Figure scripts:
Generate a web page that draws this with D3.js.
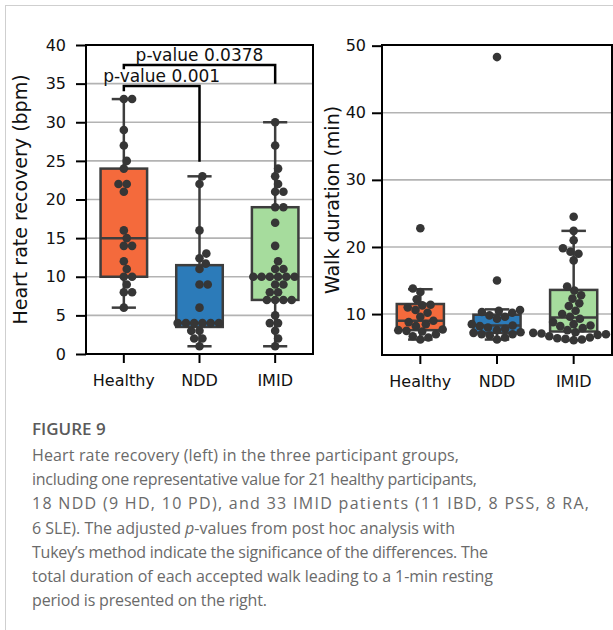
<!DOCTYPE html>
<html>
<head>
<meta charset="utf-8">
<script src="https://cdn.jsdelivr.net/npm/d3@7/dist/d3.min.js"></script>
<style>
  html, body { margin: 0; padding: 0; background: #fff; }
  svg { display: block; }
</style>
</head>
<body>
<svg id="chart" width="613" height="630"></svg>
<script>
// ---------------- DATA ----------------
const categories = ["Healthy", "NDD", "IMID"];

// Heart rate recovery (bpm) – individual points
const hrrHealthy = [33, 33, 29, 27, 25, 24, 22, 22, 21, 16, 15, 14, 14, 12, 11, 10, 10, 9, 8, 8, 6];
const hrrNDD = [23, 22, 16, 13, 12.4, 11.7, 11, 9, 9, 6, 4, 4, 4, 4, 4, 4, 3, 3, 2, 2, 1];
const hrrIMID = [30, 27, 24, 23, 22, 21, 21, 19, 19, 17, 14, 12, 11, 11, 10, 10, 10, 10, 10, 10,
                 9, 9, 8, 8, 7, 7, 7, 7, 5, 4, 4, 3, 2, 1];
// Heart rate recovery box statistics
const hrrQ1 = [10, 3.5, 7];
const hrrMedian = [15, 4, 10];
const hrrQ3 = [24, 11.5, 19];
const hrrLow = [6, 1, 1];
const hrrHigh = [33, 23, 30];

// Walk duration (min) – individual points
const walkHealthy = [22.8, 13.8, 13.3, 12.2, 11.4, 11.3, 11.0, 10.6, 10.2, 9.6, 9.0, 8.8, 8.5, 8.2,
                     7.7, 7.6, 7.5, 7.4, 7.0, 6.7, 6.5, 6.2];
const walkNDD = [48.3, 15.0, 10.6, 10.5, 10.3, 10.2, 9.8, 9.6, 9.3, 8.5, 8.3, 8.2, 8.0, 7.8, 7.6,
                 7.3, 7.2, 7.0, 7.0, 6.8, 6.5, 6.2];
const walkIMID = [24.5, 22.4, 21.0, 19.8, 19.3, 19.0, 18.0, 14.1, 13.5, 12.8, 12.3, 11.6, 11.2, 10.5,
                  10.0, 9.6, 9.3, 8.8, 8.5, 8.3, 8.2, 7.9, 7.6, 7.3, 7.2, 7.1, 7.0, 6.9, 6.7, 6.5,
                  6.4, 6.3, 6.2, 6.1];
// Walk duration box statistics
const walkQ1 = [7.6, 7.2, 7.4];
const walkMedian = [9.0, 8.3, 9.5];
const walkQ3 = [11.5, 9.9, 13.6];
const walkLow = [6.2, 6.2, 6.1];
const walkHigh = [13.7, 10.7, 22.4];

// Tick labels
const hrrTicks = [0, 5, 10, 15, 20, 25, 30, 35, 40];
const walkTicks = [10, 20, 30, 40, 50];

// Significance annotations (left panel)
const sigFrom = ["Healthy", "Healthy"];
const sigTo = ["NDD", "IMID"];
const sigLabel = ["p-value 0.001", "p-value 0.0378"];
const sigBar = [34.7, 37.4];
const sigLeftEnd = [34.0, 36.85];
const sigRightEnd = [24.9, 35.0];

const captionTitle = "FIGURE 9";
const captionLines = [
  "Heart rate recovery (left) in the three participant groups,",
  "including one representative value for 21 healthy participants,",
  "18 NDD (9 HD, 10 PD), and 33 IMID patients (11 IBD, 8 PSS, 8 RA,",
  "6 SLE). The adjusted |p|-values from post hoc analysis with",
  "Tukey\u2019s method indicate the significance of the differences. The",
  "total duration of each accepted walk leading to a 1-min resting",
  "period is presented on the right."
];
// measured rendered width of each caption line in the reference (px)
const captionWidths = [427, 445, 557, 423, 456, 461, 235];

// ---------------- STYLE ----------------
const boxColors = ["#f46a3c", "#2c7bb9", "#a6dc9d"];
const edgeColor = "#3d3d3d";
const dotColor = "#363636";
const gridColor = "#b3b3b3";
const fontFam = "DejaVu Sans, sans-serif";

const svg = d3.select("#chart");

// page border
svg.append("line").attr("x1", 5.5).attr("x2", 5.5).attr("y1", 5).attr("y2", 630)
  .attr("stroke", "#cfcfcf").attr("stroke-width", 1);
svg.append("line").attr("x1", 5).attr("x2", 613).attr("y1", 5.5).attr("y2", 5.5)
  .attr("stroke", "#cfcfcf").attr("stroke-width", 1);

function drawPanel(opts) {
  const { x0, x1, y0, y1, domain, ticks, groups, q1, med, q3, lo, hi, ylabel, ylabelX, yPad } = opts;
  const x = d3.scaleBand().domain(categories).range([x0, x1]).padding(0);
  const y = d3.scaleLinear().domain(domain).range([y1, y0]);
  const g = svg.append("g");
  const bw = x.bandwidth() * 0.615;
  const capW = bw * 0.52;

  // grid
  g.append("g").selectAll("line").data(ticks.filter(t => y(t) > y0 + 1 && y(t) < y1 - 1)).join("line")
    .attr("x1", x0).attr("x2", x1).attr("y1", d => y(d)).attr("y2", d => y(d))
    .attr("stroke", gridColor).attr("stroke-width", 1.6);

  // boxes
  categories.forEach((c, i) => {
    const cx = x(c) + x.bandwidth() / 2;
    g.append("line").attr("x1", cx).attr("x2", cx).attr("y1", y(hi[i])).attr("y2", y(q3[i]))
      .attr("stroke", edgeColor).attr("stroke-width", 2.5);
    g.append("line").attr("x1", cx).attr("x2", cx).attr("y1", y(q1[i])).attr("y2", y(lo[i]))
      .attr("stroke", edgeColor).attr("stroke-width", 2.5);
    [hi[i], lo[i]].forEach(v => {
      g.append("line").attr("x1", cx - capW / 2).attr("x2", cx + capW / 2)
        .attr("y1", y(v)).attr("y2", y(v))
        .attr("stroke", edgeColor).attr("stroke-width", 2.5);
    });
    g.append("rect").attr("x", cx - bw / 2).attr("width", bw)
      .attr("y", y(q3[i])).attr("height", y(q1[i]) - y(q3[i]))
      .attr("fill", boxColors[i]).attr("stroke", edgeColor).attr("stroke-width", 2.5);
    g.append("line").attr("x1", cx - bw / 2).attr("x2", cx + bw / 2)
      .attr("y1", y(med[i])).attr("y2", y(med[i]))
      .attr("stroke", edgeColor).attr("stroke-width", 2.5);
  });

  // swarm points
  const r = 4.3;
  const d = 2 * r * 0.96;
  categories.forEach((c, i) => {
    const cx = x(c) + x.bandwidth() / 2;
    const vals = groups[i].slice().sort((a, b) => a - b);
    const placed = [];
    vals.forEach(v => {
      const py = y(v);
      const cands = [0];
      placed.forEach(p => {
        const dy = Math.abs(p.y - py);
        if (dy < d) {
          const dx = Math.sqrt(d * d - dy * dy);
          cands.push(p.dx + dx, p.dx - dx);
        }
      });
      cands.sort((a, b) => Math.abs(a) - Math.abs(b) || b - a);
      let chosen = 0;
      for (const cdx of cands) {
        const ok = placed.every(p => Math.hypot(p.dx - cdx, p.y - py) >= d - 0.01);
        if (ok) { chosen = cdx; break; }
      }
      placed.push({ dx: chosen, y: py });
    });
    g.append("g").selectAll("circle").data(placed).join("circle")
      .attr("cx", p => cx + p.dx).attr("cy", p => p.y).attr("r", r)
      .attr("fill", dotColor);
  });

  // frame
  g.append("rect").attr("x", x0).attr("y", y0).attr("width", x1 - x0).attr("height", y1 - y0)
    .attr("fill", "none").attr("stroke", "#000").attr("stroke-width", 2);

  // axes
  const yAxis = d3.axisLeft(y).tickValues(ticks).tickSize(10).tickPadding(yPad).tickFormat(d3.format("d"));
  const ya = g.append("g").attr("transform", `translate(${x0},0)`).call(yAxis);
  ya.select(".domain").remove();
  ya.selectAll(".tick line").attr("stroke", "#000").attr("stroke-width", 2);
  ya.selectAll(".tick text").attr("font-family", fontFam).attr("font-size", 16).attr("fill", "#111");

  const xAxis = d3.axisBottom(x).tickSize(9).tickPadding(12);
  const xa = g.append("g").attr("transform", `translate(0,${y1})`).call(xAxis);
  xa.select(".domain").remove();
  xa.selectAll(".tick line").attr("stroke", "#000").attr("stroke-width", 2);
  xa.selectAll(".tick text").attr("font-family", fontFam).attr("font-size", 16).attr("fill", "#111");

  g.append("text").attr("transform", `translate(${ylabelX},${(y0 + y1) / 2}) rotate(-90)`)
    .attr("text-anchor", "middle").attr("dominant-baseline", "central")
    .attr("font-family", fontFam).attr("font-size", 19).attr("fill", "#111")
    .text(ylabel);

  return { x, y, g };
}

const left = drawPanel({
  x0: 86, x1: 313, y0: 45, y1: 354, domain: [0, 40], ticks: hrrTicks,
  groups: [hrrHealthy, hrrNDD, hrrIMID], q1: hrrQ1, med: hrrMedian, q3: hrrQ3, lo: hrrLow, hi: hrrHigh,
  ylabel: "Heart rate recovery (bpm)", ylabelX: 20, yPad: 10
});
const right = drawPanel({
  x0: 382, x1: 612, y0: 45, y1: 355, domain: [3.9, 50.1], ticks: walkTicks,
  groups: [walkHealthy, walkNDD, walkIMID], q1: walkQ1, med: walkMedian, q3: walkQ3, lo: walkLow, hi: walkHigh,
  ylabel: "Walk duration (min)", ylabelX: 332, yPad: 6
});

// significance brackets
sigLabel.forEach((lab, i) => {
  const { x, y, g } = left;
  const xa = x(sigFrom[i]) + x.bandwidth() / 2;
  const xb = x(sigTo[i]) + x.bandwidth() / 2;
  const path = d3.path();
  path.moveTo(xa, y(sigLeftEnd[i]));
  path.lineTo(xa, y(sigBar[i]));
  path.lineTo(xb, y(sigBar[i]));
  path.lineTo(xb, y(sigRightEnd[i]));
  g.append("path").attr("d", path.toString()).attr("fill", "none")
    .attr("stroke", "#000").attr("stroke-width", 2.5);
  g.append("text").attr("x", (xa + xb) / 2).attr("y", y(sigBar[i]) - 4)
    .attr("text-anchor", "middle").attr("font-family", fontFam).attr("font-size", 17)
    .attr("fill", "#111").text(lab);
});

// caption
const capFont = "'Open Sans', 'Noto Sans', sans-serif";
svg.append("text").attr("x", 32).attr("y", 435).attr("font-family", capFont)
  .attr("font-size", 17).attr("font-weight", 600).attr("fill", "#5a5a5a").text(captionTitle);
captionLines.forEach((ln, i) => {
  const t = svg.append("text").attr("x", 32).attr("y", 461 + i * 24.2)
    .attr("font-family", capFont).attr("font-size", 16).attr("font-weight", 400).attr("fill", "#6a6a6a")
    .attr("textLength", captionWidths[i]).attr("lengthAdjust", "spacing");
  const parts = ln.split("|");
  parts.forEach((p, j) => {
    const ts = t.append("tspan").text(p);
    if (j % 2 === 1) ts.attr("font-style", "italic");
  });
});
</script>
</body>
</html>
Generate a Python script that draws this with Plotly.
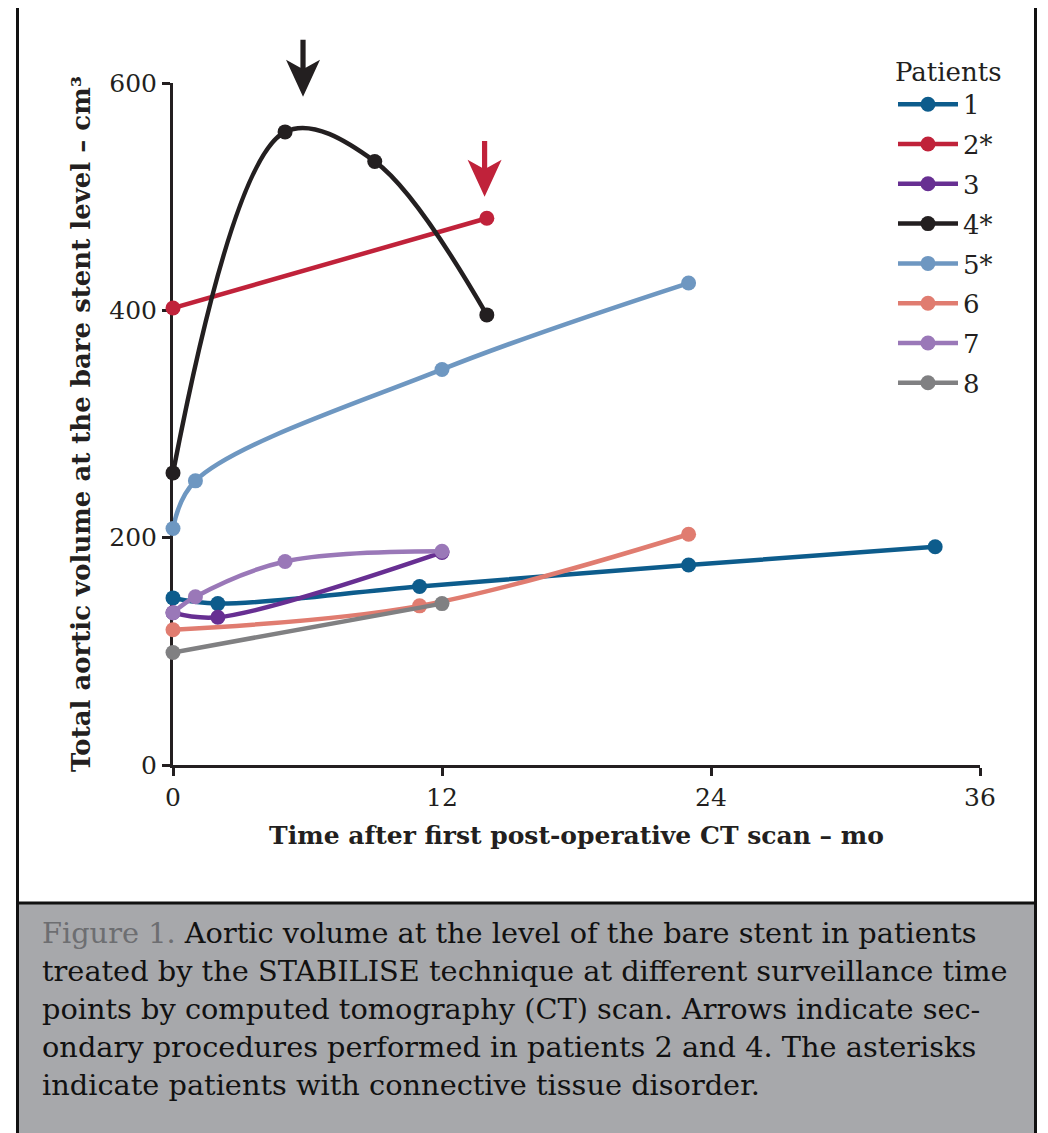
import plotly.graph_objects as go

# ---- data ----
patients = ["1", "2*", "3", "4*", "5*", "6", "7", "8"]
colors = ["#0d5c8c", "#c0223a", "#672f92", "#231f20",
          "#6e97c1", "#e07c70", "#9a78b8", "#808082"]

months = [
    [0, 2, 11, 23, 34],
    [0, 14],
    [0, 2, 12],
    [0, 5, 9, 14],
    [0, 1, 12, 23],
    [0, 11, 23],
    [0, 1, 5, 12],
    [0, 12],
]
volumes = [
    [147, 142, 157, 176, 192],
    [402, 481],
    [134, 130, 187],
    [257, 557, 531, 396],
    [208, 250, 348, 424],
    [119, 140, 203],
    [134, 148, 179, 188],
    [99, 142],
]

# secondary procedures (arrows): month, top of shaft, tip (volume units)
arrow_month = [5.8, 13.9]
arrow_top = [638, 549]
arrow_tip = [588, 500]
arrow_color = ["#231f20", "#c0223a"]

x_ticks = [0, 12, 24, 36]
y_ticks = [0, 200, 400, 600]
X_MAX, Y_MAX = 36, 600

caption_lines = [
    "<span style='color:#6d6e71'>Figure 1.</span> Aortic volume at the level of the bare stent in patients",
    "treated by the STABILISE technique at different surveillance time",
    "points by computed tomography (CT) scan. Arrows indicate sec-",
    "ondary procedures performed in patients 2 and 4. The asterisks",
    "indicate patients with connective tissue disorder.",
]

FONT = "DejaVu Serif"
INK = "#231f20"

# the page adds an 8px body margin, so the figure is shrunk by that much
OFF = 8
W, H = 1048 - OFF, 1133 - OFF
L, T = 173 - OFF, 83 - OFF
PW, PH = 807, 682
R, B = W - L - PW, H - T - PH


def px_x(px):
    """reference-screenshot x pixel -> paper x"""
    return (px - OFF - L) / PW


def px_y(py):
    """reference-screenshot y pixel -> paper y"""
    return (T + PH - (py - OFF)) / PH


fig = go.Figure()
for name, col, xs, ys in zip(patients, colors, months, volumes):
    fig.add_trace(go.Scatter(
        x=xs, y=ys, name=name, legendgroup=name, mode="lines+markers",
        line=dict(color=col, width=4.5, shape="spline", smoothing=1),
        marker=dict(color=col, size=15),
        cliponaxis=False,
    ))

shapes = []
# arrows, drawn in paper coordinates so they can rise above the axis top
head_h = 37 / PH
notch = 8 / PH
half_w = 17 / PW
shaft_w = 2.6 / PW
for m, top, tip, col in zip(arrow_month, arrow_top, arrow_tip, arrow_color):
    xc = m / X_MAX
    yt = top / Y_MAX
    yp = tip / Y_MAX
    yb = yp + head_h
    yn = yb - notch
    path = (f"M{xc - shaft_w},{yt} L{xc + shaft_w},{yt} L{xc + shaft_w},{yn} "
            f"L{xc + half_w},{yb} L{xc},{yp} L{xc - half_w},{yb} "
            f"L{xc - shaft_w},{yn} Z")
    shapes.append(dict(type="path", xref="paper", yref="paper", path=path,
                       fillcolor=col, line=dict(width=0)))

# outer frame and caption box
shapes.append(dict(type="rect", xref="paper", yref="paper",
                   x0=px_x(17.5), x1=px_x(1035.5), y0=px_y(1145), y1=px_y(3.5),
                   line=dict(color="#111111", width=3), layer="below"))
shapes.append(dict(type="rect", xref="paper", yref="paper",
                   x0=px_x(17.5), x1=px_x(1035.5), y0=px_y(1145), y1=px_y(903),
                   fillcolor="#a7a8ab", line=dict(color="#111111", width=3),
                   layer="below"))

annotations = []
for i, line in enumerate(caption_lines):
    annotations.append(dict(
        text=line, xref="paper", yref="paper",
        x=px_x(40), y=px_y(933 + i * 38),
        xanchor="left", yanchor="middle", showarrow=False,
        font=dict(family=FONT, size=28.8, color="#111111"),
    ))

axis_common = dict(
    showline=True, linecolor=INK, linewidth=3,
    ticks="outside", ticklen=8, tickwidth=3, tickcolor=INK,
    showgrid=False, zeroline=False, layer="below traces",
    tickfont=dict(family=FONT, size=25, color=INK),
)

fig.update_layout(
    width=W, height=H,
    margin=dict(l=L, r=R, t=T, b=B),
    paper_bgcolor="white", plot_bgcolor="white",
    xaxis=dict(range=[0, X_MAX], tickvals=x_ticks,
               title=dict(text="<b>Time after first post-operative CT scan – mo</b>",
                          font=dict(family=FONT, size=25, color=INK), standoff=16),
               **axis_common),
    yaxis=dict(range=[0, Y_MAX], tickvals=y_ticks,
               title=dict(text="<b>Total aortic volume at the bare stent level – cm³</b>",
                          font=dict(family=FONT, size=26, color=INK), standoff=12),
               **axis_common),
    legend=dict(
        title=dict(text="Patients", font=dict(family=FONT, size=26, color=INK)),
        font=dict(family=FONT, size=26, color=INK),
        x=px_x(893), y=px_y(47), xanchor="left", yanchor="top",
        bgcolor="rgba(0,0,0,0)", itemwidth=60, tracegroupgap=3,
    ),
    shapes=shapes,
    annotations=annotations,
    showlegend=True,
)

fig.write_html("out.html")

Set problem:
Both the line with "Generate a Python" and the line with "return (T + PH - (py - OFF)) / PH" belong in the copy, along with every line between them; set them down exactly and skip the pictures.

Solution to this exercise:
Generate a Python script that draws this with Plotly.
import plotly.graph_objects as go

# ---- data ----
patients = ["1", "2*", "3", "4*", "5*", "6", "7", "8"]
colors = ["#0d5c8c", "#c0223a", "#672f92", "#231f20",
          "#6e97c1", "#e07c70", "#9a78b8", "#808082"]

months = [
    [0, 2, 11, 23, 34],
    [0, 14],
    [0, 2, 12],
    [0, 5, 9, 14],
    [0, 1, 12, 23],
    [0, 11, 23],
    [0, 1, 5, 12],
    [0, 12],
]
volumes = [
    [147, 142, 157, 176, 192],
    [402, 481],
    [134, 130, 187],
    [257, 557, 531, 396],
    [208, 250, 348, 424],
    [119, 140, 203],
    [134, 148, 179, 188],
    [99, 142],
]

# secondary procedures (arrows): month, top of shaft, tip (volume units)
arrow_month = [5.8, 13.9]
arrow_top = [638, 549]
arrow_tip = [588, 500]
arrow_color = ["#231f20", "#c0223a"]

x_ticks = [0, 12, 24, 36]
y_ticks = [0, 200, 400, 600]
X_MAX, Y_MAX = 36, 600

caption_lines = [
    "<span style='color:#6d6e71'>Figure 1.</span> Aortic volume at the level of the bare stent in patients",
    "treated by the STABILISE technique at different surveillance time",
    "points by computed tomography (CT) scan. Arrows indicate sec-",
    "ondary procedures performed in patients 2 and 4. The asterisks",
    "indicate patients with connective tissue disorder.",
]

FONT = "DejaVu Serif"
INK = "#231f20"

# the page adds an 8px body margin, so the figure is shrunk by that much
OFF = 8
W, H = 1048 - OFF, 1133 - OFF
L, T = 173 - OFF, 83 - OFF
PW, PH = 807, 682
R, B = W - L - PW, H - T - PH


def px_x(px):
    """reference-screenshot x pixel -> paper x"""
    return (px - OFF - L) / PW


def px_y(py):
    """reference-screenshot y pixel -> paper y"""
    return (T + PH - (py - OFF)) / PH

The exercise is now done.